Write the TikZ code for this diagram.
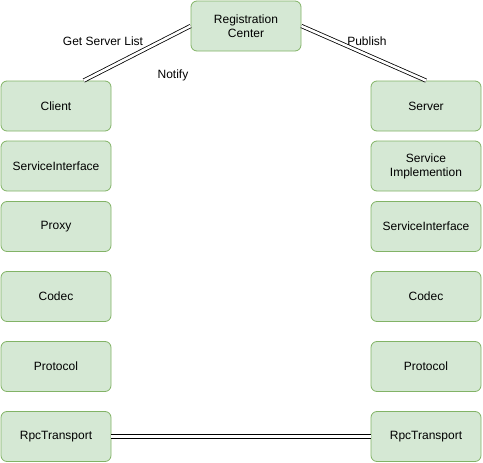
\documentclass[tikz,border=0pt]{standalone}
\usepackage{fontspec}
\setmainfont{Liberation Sans}
\usetikzlibrary{calc}
\definecolor{boxfill}{HTML}{D5E8D4}
\definecolor{boxdraw}{HTML}{82B366}
\begin{document}
\begin{tikzpicture}[x=1pt,y=-1pt,
  box/.style={draw=boxdraw,fill=boxfill,rounded corners=6pt,line width=0.8pt,
    minimum width=110pt,minimum height=50pt,inner sep=0pt,align=center,
    font=\fontsize{12}{14}\selectfont},
  lnk/.style={double,double distance=2.6pt,line width=0.8pt,draw=black},
  lbl/.style={font=\fontsize{12}{14}\selectfont,inner sep=0pt}]
\useasboundingbox (0,0) rectangle (483,463);
\node[box] (rc) at (246,26) {Registration\\Center};
\node[box] (client) at (56,106) {Client};
\node[box] (lsi) at (56,166) {ServiceInterface};
\node[box] (proxy) at (56,226.5) {Proxy};
\node[box] (lcodec) at (56,296.5) {Codec};
\node[box] (lproto) at (56,366.5) {Protocol};
\node[box] (lrpc) at (56,436.5) {RpcTransport};
\node[box] (server) at (426,106) {Server};
\node[box] (simpl) at (426,166) {Service\\Implemention};
\node[box] (rsi) at (426,226.5) {ServiceInterface};
\node[box] (rcodec) at (426,296.5) {Codec};
\node[box] (rproto) at (426,366.5) {Protocol};
\node[box] (rrpc) at (426,436.5) {RpcTransport};
\draw[lnk] ($(client.north west)!0.75!(client.north east)$) -- (rc.west);
\draw[lnk] (rc.east) -- (server.north);
\draw[lnk] (lrpc.east) -- (rrpc.west);
\node[lbl] (gsl) at (103,41) {Get Server List};
\node[lbl] (pub) at (367,41) {Publish};
\node[lbl] (notify) at (173,75) {Notify};
\end{tikzpicture}
\end{document}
########################################
**WHAT YOU ARE ASKED TO DO**
Take the listing and print it again exactly, but without any pictures.

**THE RESULT**
Write the TikZ code for this diagram.
\documentclass[tikz,border=0pt]{standalone}
\usepackage{fontspec}
\setmainfont{Liberation Sans}
\usetikzlibrary{calc}
\definecolor{boxfill}{HTML}{D5E8D4}
\definecolor{boxdraw}{HTML}{82B366}
\begin{document}
\begin{tikzpicture}[x=1pt,y=-1pt,
  box/.style={draw=boxdraw,fill=boxfill,rounded corners=6pt,line width=0.8pt,
    minimum width=110pt,minimum height=50pt,inner sep=0pt,align=center,
    font=\fontsize{12}{14}\selectfont},
  lnk/.style={double,double distance=2.6pt,line width=0.8pt,draw=black},
  lbl/.style={font=\fontsize{12}{14}\selectfont,inner sep=0pt}]
\useasboundingbox (0,0) rectangle (483,463);
\node[box] (rc) at (246,26) {Registration\\Center};
\node[box] (client) at (56,106) {Client};
\node[box] (lsi) at (56,166) {ServiceInterface};
\node[box] (proxy) at (56,226.5) {Proxy};
\node[box] (lcodec) at (56,296.5) {Codec};
\node[box] (lproto) at (56,366.5) {Protocol};
\node[box] (lrpc) at (56,436.5) {RpcTransport};
\node[box] (server) at (426,106) {Server};
\node[box] (simpl) at (426,166) {Service\\Implemention};
\node[box] (rsi) at (426,226.5) {ServiceInterface};
\node[box] (rcodec) at (426,296.5) {Codec};
\node[box] (rproto) at (426,366.5) {Protocol};
\node[box] (rrpc) at (426,436.5) {RpcTransport};
\draw[lnk] ($(client.north west)!0.75!(client.north east)$) -- (rc.west);
\draw[lnk] (rc.east) -- (server.north);
\draw[lnk] (lrpc.east) -- (rrpc.west);
\node[lbl] (gsl) at (103,41) {Get Server List};
\node[lbl] (pub) at (367,41) {Publish};
\node[lbl] (notify) at (173,75) {Notify};
\end{tikzpicture}
\end{document}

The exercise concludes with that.